If the unit requires external Auto/Stop function, the
installer must provide remote contact 6S1.

The chiller will run normally when the contact is closed.
When contact opens, the compressor(s), if operating, will
go to the RUN: UNLOAD operating mode and cycle off.
Unit operation will be inhibited. Closure of the contact
will permit the unit to return to normal operation.

Field-supplied contacts for all low voltage connections
must be compatible with dry circuit 24 VDC for a 12mA
resistive load. Refer to the field diagrams that are
shipped with the unit.

Ice Making (Optional)

When the Ice Making Command is removed (i.e. all
the installed Ice Making inputs are set to “auto”), the
compressors shall be stopped after the run unload
period (if not already stopped due to Ice Making
Complete). The chiller shall return to normal Auto mode
of operation, and allowed to restart only after enforcing
a 2 minute delay called the “Ice to Normal Transition
time”. During this inhibit, the Evaporator water flow
request shall be commanded on. After the delay, the
chiller can restart again per the differential to start and
the normal Chilled Water Setpoint (or Hot Water Setpoint
– if in Heating Mode). The Ice To Normal Transition
inhibit shall be annunciated as a Chiller Submode and a
countdown timer showing the remaining time left shall
be displayed.

Ice Making Configuration:

Ice Making is configured through TU, and there shall be
two installation options:

1. Not Installed

2. Installed with Hardware

Ice Making: Not Installed

If the Ice Building Configuration item is set to ‘Not
Installed’, the application will not build the Ice Making
objects, and will require none of the Ice Making specific
LLIDS.

Ice Making: Installed with Hardware

If the Ice Making Configuration item is set to ‘Installed’,
the application will require the following LLIDs:

• External Ice Making Input (Dual Low Voltage Binary
Input)

Ice Making Setpoints:

After Ice Making is configured, there shall be three Ice
Making Settings or Setpoints:

1. Ice Making Command

2. Ice Making Enable/Disable

3. Ice Making Termination Setpoint

The ice making setpoints can all be manipulated through
TU. Some of the Setpoints can be manipulated with User
Interface on the Display, the External Hardware Interface
BAS (if a BAS is installed).

The setpoints associated with ice making are explained
in more detail below.

Ice Making Command

This is the command to enter ice making. This setting is
defined as an Auto/On settings. Setting this to On will
command the application into ice building if ice building
is enabled and the Chiller is in the “Auto” command
mode. Setting the Ice Making command to Auto will
command the application to follow the next priority
functional mode.

Regardless of the setting of the Setpoint Source (see
setpoint arbitration.doc) any of the following 4 signals
can combine to comprise the Ice Building Command
(assuming they are each installed).

Contact closure input for External Ice Making Command
Front Panel Ice Making Command (also writable from
TU Lontalk Communicated Ice Making Command (LCI-C,
BACnet, Modbus)

Time of Day scheduler

All ice making signals have to be turned to “auto” to be
able to turn back Ice Making Command to “Auto” mode.
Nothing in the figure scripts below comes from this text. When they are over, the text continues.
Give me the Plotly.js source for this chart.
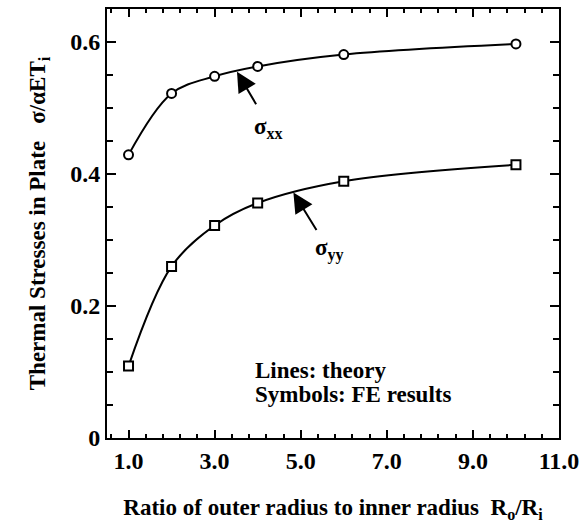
<!DOCTYPE html>
<html>
<head>
<meta charset="utf-8">
<script src="https://cdn.plot.ly/plotly-3.0.1.min.js"></script>
<style>html,body{margin:0;padding:0;background:#fff;}#chart{width:582px;height:525px;}</style>
</head>
<body>
<div id="chart"></div>
<script>
// Ratio of outer radius to inner radius R_o/R_i
const ratio = [1, 2, 3, 4, 6, 10];
// FE results (symbols) and theory (lines) pass through the same values
const sigmaXX = [0.429, 0.522, 0.548, 0.563, 0.581, 0.597];
const sigmaYY = [0.109, 0.260, 0.322, 0.356, 0.389, 0.414];
const xTickVals = [1, 3, 5, 7, 9, 11];
const xTickText = ['1.0', '3.0', '5.0', '7.0', '9.0', '11.0'];
const yTickVals = [0, 0.2, 0.4, 0.6];
const yTickText = ['0', '0.2', '0.4', '0.6'];

const FONT = 'Liberation Serif, Times New Roman, serif';

const traces = [
  {x: ratio, y: sigmaXX, mode: 'lines', line: {shape: 'spline', smoothing: 1, color: '#000', width: 2}, hoverinfo: 'skip', showlegend: false},
  {x: ratio, y: sigmaYY, mode: 'lines', line: {shape: 'spline', smoothing: 1, color: '#000', width: 2}, hoverinfo: 'skip', showlegend: false},
  {x: ratio, y: sigmaXX, mode: 'markers', marker: {symbol: 'circle', size: 9, color: '#fff', line: {color: '#000', width: 2}}, showlegend: false},
  {x: ratio, y: sigmaYY, mode: 'markers', marker: {symbol: 'square', size: 9, color: '#fff', line: {color: '#000', width: 2}}, showlegend: false}
];

const layout = {
  width: 582, height: 525,
  margin: {l: 107, r: 23, t: 9, b: 87},
  paper_bgcolor: '#fff', plot_bgcolor: '#fff',
  font: {family: FONT, color: '#000'},
  showlegend: false,
  xaxis: {
    range: [0.5, 11], tickmode: 'array', tickvals: xTickVals, ticktext: xTickText,
    ticks: 'inside', ticklen: 8, tickwidth: 2, tickcolor: '#000',
    minor: {tick0: 1, dtick: 0.4, ticks: 'inside', ticklen: 4, tickwidth: 2, tickcolor: '#000'},
    showline: true, linewidth: 2, linecolor: '#000', mirror: 'ticks',
    showgrid: false, zeroline: false,
    tickfont: {family: FONT, size: 24, color: '#000', weight: 'bold'},
    title: {text: '<b>Ratio of outer radius to inner radius&nbsp;&nbsp;R<sub>o</sub>/R<sub>i</sub></b>', font: {family: FONT, size: 23, color: '#000'}, standoff: 26}
  },
  yaxis: {
    range: [0, 0.65], tickmode: 'array', tickvals: yTickVals, ticktext: yTickText,
    ticks: 'inside', ticklen: 9, tickwidth: 2, tickcolor: '#000',
    minor: {tick0: 0, dtick: 0.05, ticks: 'inside', ticklen: 6, tickwidth: 2, tickcolor: '#000'},
    showline: true, linewidth: 2, linecolor: '#000', mirror: 'ticks',
    showgrid: false, zeroline: false,
    tickfont: {family: FONT, size: 24, color: '#000', weight: 'bold'},
    title: {text: '<b>Thermal Stresses in Plate&nbsp;&nbsp;&nbsp;σ/αET<sub>i</sub></b>', font: {family: FONT, size: 23, color: '#000'}, standoff: 18}
  },
  annotations: [
    {x: 3.52, y: 0.555, xref: 'x', yref: 'y', text: '', showarrow: true, arrowhead: 2, arrowsize: 2, arrowwidth: 2, arrowcolor: '#000', ax: 20, ay: 34, standoff: 0},
    {x: 4.83, y: 0.372, xref: 'x', yref: 'y', text: '', showarrow: true, arrowhead: 2, arrowsize: 2, arrowwidth: 2, arrowcolor: '#000', ax: 24, ay: 39, standoff: 0},
    {x: 4.25, y: 0.470, xref: 'x', yref: 'y', text: '<b>σ<sub>xx</sub></b>', showarrow: false, font: {family: FONT, size: 23, color: '#000'}},
    {x: 5.66, y: 0.285, xref: 'x', yref: 'y', text: '<b>σ<sub>yy</sub></b>', showarrow: false, font: {family: FONT, size: 23, color: '#000'}},
    {x: 3.9, y: 0.102, xref: 'x', yref: 'y', xanchor: 'left', text: '<b>Lines: theory</b>', showarrow: false, font: {family: FONT, size: 23, color: '#000'}},
    {x: 3.9, y: 0.066, xref: 'x', yref: 'y', xanchor: 'left', text: '<b>Symbols: FE results</b>', showarrow: false, font: {family: FONT, size: 23, color: '#000'}}
  ]
};

Plotly.newPlot('chart', traces, layout, {displayModeBar: false, staticPlot: true});
</script>
</body>
</html>
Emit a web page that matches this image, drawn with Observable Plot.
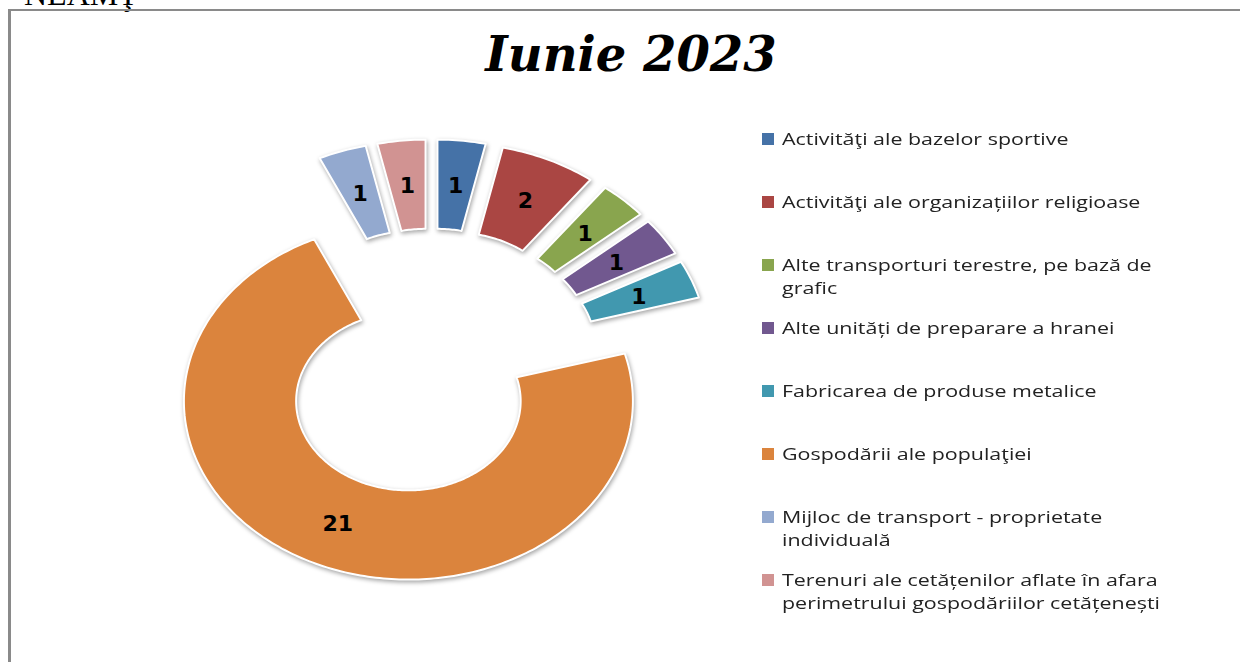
<!DOCTYPE html>
<html>
<head>
<meta charset="utf-8">
<script src="https://cdn.jsdelivr.net/npm/d3@7"></script>
<script src="https://cdn.jsdelivr.net/npm/@observablehq/plot@0.6"></script>
<style>
  html, body { margin: 0; padding: 0; background: #fff; overflow: hidden; }
  #page { position: relative; width: 1240px; height: 662px; overflow: hidden; background: #fff; }
  #neamt { position: absolute; left: 24px; top: -21px; font: 32px "Liberation Serif", serif; line-height: 30px; color: #000; }
  #frame { position: absolute; left: 8px; top: 9px; width: 1400px; height: 900px; border-top: 2px solid #8a8a8a; border-left: 3px solid #8a8a8a; }
  #title { position: absolute; left: 0; top: 24px; width: 1262px; text-align: center; font: italic bold 48px "DejaVu Serif", serif; line-height: 60px; color: #000; }
  #chart { position: absolute; left: 0; top: 100px; }
  #chart svg g[aria-label="line"] { filter: drop-shadow(1px 2px 2px rgba(0,0,0,0.35)); }
  #legend { position: absolute; left: 762px; top: 127px; }
  .item { display: flex; height: 63px; align-items: flex-start; }
  .sw { width: 12px; height: 12px; margin-top: 6px; margin-right: 8px; flex: none; }
  .lab { width: 312px; font: 17px "Open Sans", sans-serif; line-height: 23px; color: #222; transform: scaleX(1.26); transform-origin: 0 0; }
</style>
</head>
<body>
<div id="page">
  <div id="neamt">NEAMŢ</div>
  <div id="frame"></div>
  <div id="title">Iunie 2023</div>
  <div id="chart"></div>
  <div id="legend"></div>
</div>
<script>
const categories = [
  "Activităţi ale bazelor sportive",
  "Activităţi  ale organizațiilor religioase",
  "Alte transporturi terestre, pe bază de grafic",
  "Alte unități de preparare a hranei",
  "Fabricarea de produse metalice",
  "Gospodării ale populaţiei",
  "Mijloc de transport - proprietate individuală",
  "Terenuri ale cetățenilor aflate în afara perimetrului gospodăriilor cetățenești"
];
const values = [1, 2, 1, 1, 1, 21, 1, 1];
const colors = ["#4572A7", "#AA4643", "#89A54E", "#71588F", "#4198AF", "#DB843D", "#93A9CF", "#D19392"];

// donut geometry (data units): outer radius 1, inner 0.5, explosion 0.245
const R = 1, r = 0.5, explode = 0.245;
const pie = d3.pie().sort(null).value(d => d)(values);

const poly = [];
const labels = [];
pie.forEach((p, i) => {
  const a0 = p.startAngle, a1 = p.endAngle, m = (a0 + a1) / 2;
  const ox = explode * Math.sin(m), oy = explode * Math.cos(m);
  const n = Math.max(4, Math.ceil((a1 - a0) / (Math.PI / 180)));
  const pts = [];
  for (let k = 0; k <= n; k++) { const a = a0 + (a1 - a0) * k / n; pts.push([ox + R * Math.sin(a), oy + R * Math.cos(a)]); }
  for (let k = n; k >= 0; k--) { const a = a0 + (a1 - a0) * k / n; pts.push([ox + r * Math.sin(a), oy + r * Math.cos(a)]); }
  pts.push(pts[0]);
  pts.forEach(([x, y]) => poly.push({name: categories[i], x, y}));
  const rm = (R + r) / 2;
  labels.push({x: ox + rm * Math.sin(m), y: oy + rm * Math.cos(m), text: String(values[i])});
});

const W = 740, H = 562;
const cx = 431, cy = 261, sx = 224.5, sy = 178.4;
const chart = Plot.plot({
  width: W, height: H, margin: 0,
  x: {domain: [-cx / sx, (W - cx) / sx], axis: null},
  y: {domain: [-(H - cy) / sy, cy / sy], axis: null},
  color: {domain: categories, range: colors},
  marks: [
    Plot.line(poly, {x: "x", y: "y", z: "name", fill: "name", stroke: "white", strokeWidth: 2, curve: "linear", strokeLinejoin: "round"}),
    Plot.text(labels, {x: "x", y: "y", text: "text", fill: "black", fontSize: 22, fontWeight: "bold", fontFamily: "DejaVu Sans", dy: 1})
  ]
});
chart.style.background = "transparent";
document.getElementById("chart").appendChild(chart);

const legend = document.getElementById("legend");
categories.forEach((c, i) => {
  const it = document.createElement("div");
  it.className = "item";
  const sw = document.createElement("div");
  sw.className = "sw"; sw.style.background = colors[i];
  const lab = document.createElement("div");
  lab.className = "lab"; lab.textContent = c;
  it.appendChild(sw); it.appendChild(lab);
  legend.appendChild(it);
});
</script>
</body>
</html>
The overall Ice Making Command, must be toggled from
“Ice Making”, to “Auto” to “Ice Making” again, before
Ice Making can be entered a second time.

Ice Making Enable/Disable setting

This setting does not start or stop ice building. This is
the command to enable or disable the entire ice building
feature. It can only be set through the Display or TU.
The Ice Making Command starts and stops ice building.

Ice Making Termination setpoint

This setpoint controls when Ice Making is complete. If
the Entering Water Temperature decreases below this
setpoint with no deadband Ice Making will be deemed
complete. This setpoint has a range of –6.7°C (20°F) to
0°C (32°F) with a default of -2.8°C (27°F).